Re-planing the Legs Smaller

2012.10.07

After deciding the legs were too thick, I went back through my books and magazines, and found a Shaker side table similar to my design.  But the legs were only 1–1/8″ square, instead of 1–1/2″.  That looked more graceful.  So I made some adjustments in my design, and began to plane the legs down to 1–1/8″.

Yeah, this will definitely be better.  Wish I’d figured this out in the design phase, before I started sawing.  I could have saved myself some work.

Furthermore, I could have rotated my sawcuts more in some places to better align the grain.  Table legs look best when the grain runs diagonally from one corner to the opposite corner, roughly 45° to the faces.  This is riftsawn, also called bastard grain.  Otherwise, two faces will have flatsawn grain with cathedrals, and the other two will have quartersawn grain with stripes.  Much better to have stripes all around, so that visually the legs wrap around without a jarring transition.  The straight grain also accentuates the thin vertical shape of the legs.

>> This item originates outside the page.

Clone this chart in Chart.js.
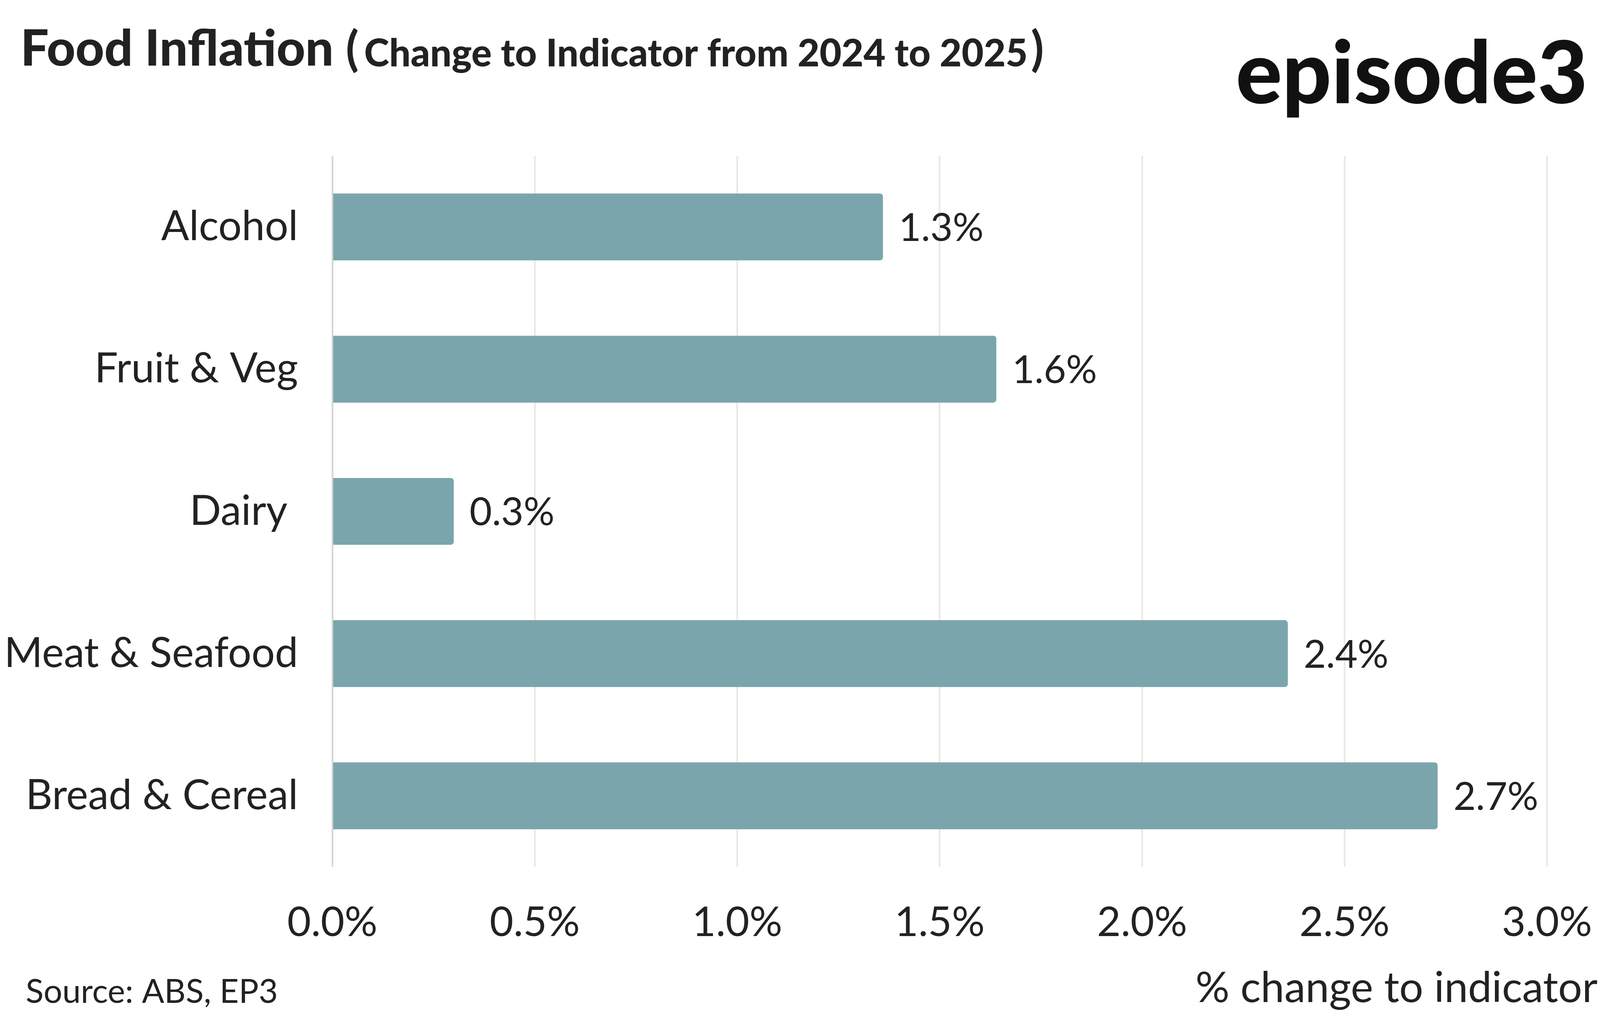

On the legs that were too close to flatsawn/quartersawn, I set my bevel square to about 10° to mark out the smaller leg, and planed 10° off the old faces.  It’s not much, but anything helps.  I actually went through this process already when planing the legs at the original size.  So in the end, I had tilted them 15° to 20° from the original faces of the board.

After a lot of planing, all eight legs were down to the new dimension of 1–1/8″.